[Rows from a dataset of charts and code]
-- begin --
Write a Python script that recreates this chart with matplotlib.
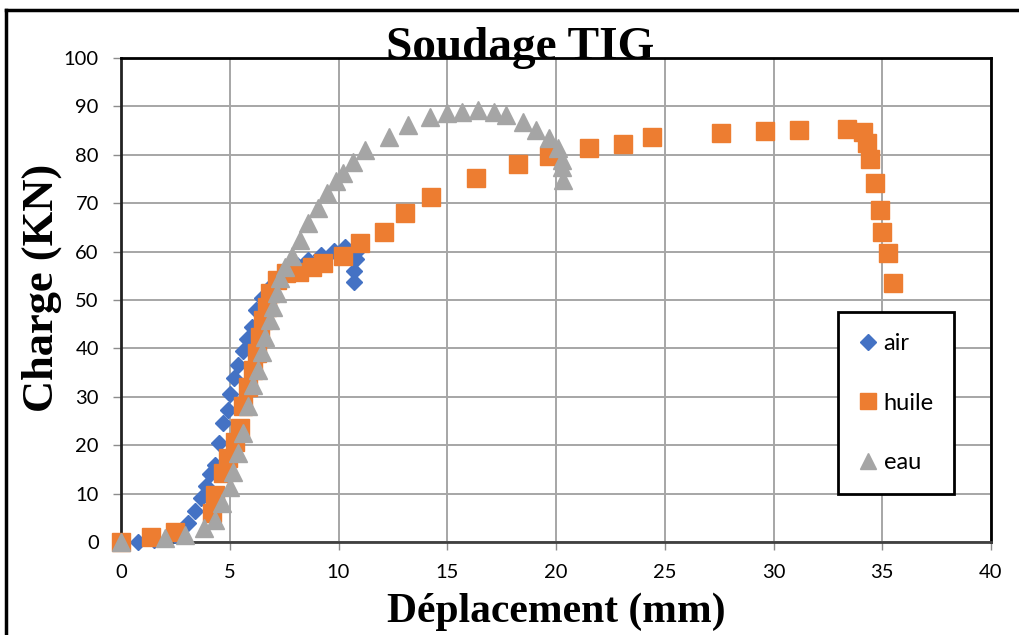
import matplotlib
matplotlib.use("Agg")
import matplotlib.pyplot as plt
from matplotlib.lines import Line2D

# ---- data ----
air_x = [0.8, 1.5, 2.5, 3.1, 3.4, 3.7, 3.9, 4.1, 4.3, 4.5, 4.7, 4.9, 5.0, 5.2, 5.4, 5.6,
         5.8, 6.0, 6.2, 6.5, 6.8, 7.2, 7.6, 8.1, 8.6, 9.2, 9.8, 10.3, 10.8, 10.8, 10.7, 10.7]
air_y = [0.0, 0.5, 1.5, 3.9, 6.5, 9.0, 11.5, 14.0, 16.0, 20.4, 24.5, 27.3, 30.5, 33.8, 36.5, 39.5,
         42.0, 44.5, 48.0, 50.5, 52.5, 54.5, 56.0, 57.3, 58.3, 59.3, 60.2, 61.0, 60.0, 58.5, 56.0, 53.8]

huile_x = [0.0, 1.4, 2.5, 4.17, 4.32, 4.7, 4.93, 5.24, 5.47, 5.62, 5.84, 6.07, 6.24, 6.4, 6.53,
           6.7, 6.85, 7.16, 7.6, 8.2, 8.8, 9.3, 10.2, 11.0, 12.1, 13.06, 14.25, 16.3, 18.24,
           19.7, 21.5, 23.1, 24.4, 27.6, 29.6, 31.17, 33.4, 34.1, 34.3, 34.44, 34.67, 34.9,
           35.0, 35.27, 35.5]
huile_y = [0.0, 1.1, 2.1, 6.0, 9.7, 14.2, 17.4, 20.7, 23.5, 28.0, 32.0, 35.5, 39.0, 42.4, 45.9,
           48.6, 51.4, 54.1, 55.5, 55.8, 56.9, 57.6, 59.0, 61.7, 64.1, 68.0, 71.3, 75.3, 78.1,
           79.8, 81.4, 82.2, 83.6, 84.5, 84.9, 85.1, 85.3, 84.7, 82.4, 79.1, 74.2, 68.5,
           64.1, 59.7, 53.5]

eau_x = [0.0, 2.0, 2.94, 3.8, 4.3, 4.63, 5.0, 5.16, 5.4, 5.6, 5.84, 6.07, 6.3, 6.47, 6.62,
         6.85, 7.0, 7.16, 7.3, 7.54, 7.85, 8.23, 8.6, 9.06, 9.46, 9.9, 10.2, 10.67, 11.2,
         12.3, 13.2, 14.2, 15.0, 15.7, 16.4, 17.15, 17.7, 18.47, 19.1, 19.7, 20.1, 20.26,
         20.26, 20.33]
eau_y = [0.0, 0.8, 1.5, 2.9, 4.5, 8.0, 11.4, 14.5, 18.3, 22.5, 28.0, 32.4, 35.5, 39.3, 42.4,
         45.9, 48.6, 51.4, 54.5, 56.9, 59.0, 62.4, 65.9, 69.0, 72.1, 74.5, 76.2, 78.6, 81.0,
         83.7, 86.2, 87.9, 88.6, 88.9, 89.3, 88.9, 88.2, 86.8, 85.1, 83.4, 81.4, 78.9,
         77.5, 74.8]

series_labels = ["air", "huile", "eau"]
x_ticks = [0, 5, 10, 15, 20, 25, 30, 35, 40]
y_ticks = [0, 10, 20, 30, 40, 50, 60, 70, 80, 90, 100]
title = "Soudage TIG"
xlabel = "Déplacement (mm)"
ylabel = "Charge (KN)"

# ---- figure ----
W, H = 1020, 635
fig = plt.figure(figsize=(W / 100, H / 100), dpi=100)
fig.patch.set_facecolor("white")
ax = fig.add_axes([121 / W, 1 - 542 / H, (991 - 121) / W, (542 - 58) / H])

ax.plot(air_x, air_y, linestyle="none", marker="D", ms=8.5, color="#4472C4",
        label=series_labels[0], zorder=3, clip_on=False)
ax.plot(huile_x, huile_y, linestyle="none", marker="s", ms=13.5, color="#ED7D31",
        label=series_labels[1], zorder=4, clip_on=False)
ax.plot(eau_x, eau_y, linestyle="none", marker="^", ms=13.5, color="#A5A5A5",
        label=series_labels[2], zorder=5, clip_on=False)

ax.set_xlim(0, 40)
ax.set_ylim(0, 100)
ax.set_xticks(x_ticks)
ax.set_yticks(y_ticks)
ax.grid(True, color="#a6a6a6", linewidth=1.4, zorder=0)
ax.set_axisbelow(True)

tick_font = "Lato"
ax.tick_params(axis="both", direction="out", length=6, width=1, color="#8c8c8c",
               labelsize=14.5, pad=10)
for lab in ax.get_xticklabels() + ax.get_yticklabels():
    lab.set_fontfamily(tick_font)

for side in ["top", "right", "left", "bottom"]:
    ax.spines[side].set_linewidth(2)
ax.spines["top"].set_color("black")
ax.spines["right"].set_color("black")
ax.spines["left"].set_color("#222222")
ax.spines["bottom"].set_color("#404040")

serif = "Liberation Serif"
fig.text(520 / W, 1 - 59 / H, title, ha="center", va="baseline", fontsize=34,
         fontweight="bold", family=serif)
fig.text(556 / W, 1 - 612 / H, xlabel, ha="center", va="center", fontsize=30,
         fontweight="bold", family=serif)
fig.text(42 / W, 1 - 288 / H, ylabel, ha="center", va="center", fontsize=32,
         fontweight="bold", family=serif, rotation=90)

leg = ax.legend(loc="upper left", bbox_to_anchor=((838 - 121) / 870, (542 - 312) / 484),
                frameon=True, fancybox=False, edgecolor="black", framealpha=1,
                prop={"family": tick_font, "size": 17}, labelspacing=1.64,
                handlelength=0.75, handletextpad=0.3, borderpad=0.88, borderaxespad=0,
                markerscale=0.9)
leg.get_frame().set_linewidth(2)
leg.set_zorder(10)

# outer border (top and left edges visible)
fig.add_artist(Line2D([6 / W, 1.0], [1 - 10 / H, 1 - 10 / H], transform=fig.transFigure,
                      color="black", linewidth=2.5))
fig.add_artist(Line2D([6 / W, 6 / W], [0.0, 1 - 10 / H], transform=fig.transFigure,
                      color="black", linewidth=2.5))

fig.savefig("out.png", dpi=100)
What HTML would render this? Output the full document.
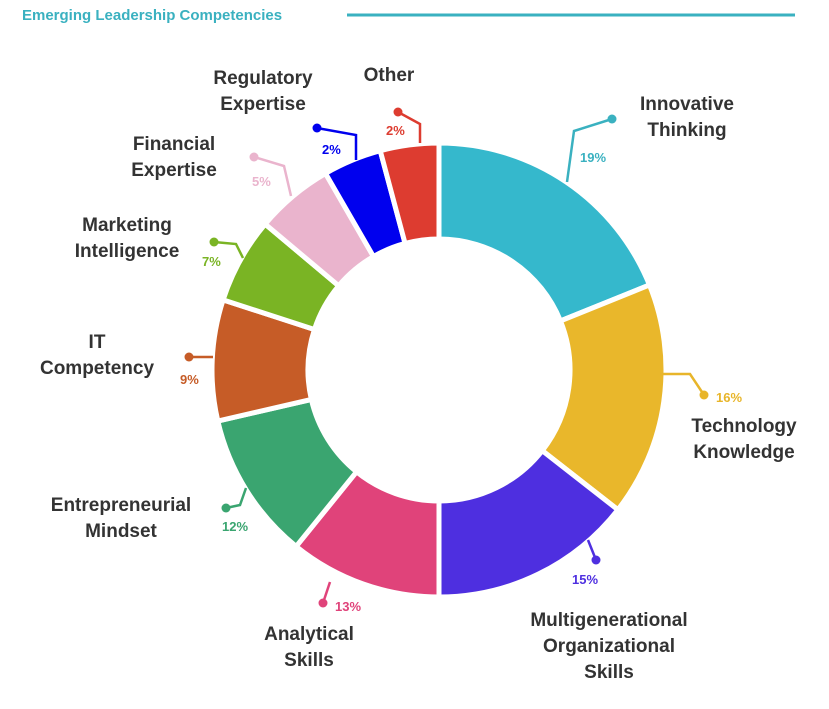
-- end --
GOAL: Return all of the entries exactly as written, but drop any pictures they hold.

RESPONSE:
Write a Python script that recreates this chart with matplotlib.
import matplotlib
matplotlib.use("Agg")
import matplotlib.pyplot as plt
from matplotlib.lines import Line2D

# ---- data ----
air_x = [0.8, 1.5, 2.5, 3.1, 3.4, 3.7, 3.9, 4.1, 4.3, 4.5, 4.7, 4.9, 5.0, 5.2, 5.4, 5.6,
         5.8, 6.0, 6.2, 6.5, 6.8, 7.2, 7.6, 8.1, 8.6, 9.2, 9.8, 10.3, 10.8, 10.8, 10.7, 10.7]
air_y = [0.0, 0.5, 1.5, 3.9, 6.5, 9.0, 11.5, 14.0, 16.0, 20.4, 24.5, 27.3, 30.5, 33.8, 36.5, 39.5,
         42.0, 44.5, 48.0, 50.5, 52.5, 54.5, 56.0, 57.3, 58.3, 59.3, 60.2, 61.0, 60.0, 58.5, 56.0, 53.8]

huile_x = [0.0, 1.4, 2.5, 4.17, 4.32, 4.7, 4.93, 5.24, 5.47, 5.62, 5.84, 6.07, 6.24, 6.4, 6.53,
           6.7, 6.85, 7.16, 7.6, 8.2, 8.8, 9.3, 10.2, 11.0, 12.1, 13.06, 14.25, 16.3, 18.24,
           19.7, 21.5, 23.1, 24.4, 27.6, 29.6, 31.17, 33.4, 34.1, 34.3, 34.44, 34.67, 34.9,
           35.0, 35.27, 35.5]
huile_y = [0.0, 1.1, 2.1, 6.0, 9.7, 14.2, 17.4, 20.7, 23.5, 28.0, 32.0, 35.5, 39.0, 42.4, 45.9,
           48.6, 51.4, 54.1, 55.5, 55.8, 56.9, 57.6, 59.0, 61.7, 64.1, 68.0, 71.3, 75.3, 78.1,
           79.8, 81.4, 82.2, 83.6, 84.5, 84.9, 85.1, 85.3, 84.7, 82.4, 79.1, 74.2, 68.5,
           64.1, 59.7, 53.5]

eau_x = [0.0, 2.0, 2.94, 3.8, 4.3, 4.63, 5.0, 5.16, 5.4, 5.6, 5.84, 6.07, 6.3, 6.47, 6.62,
         6.85, 7.0, 7.16, 7.3, 7.54, 7.85, 8.23, 8.6, 9.06, 9.46, 9.9, 10.2, 10.67, 11.2,
         12.3, 13.2, 14.2, 15.0, 15.7, 16.4, 17.15, 17.7, 18.47, 19.1, 19.7, 20.1, 20.26,
         20.26, 20.33]
eau_y = [0.0, 0.8, 1.5, 2.9, 4.5, 8.0, 11.4, 14.5, 18.3, 22.5, 28.0, 32.4, 35.5, 39.3, 42.4,
         45.9, 48.6, 51.4, 54.5, 56.9, 59.0, 62.4, 65.9, 69.0, 72.1, 74.5, 76.2, 78.6, 81.0,
         83.7, 86.2, 87.9, 88.6, 88.9, 89.3, 88.9, 88.2, 86.8, 85.1, 83.4, 81.4, 78.9,
         77.5, 74.8]

series_labels = ["air", "huile", "eau"]
x_ticks = [0, 5, 10, 15, 20, 25, 30, 35, 40]
y_ticks = [0, 10, 20, 30, 40, 50, 60, 70, 80, 90, 100]
title = "Soudage TIG"
xlabel = "Déplacement (mm)"
ylabel = "Charge (KN)"

# ---- figure ----
W, H = 1020, 635
fig = plt.figure(figsize=(W / 100, H / 100), dpi=100)
fig.patch.set_facecolor("white")
ax = fig.add_axes([121 / W, 1 - 542 / H, (991 - 121) / W, (542 - 58) / H])

ax.plot(air_x, air_y, linestyle="none", marker="D", ms=8.5, color="#4472C4",
        label=series_labels[0], zorder=3, clip_on=False)
ax.plot(huile_x, huile_y, linestyle="none", marker="s", ms=13.5, color="#ED7D31",
        label=series_labels[1], zorder=4, clip_on=False)
ax.plot(eau_x, eau_y, linestyle="none", marker="^", ms=13.5, color="#A5A5A5",
        label=series_labels[2], zorder=5, clip_on=False)

ax.set_xlim(0, 40)
ax.set_ylim(0, 100)
ax.set_xticks(x_ticks)
ax.set_yticks(y_ticks)
ax.grid(True, color="#a6a6a6", linewidth=1.4, zorder=0)
ax.set_axisbelow(True)

tick_font = "Lato"
ax.tick_params(axis="both", direction="out", length=6, width=1, color="#8c8c8c",
               labelsize=14.5, pad=10)
for lab in ax.get_xticklabels() + ax.get_yticklabels():
    lab.set_fontfamily(tick_font)

for side in ["top", "right", "left", "bottom"]:
    ax.spines[side].set_linewidth(2)
ax.spines["top"].set_color("black")
ax.spines["right"].set_color("black")
ax.spines["left"].set_color("#222222")
ax.spines["bottom"].set_color("#404040")

serif = "Liberation Serif"
fig.text(520 / W, 1 - 59 / H, title, ha="center", va="baseline", fontsize=34,
         fontweight="bold", family=serif)
fig.text(556 / W, 1 - 612 / H, xlabel, ha="center", va="center", fontsize=30,
         fontweight="bold", family=serif)
fig.text(42 / W, 1 - 288 / H, ylabel, ha="center", va="center", fontsize=32,
         fontweight="bold", family=serif, rotation=90)

leg = ax.legend(loc="upper left", bbox_to_anchor=((838 - 121) / 870, (542 - 312) / 484),
                frameon=True, fancybox=False, edgecolor="black", framealpha=1,
                prop={"family": tick_font, "size": 17}, labelspacing=1.64,
                handlelength=0.75, handletextpad=0.3, borderpad=0.88, borderaxespad=0,
                markerscale=0.9)
leg.get_frame().set_linewidth(2)
leg.set_zorder(10)

# outer border (top and left edges visible)
fig.add_artist(Line2D([6 / W, 1.0], [1 - 10 / H, 1 - 10 / H], transform=fig.transFigure,
                      color="black", linewidth=2.5))
fig.add_artist(Line2D([6 / W, 6 / W], [0.0, 1 - 10 / H], transform=fig.transFigure,
                      color="black", linewidth=2.5))

fig.savefig("out.png", dpi=100)
What HTML would render this? Output the full document.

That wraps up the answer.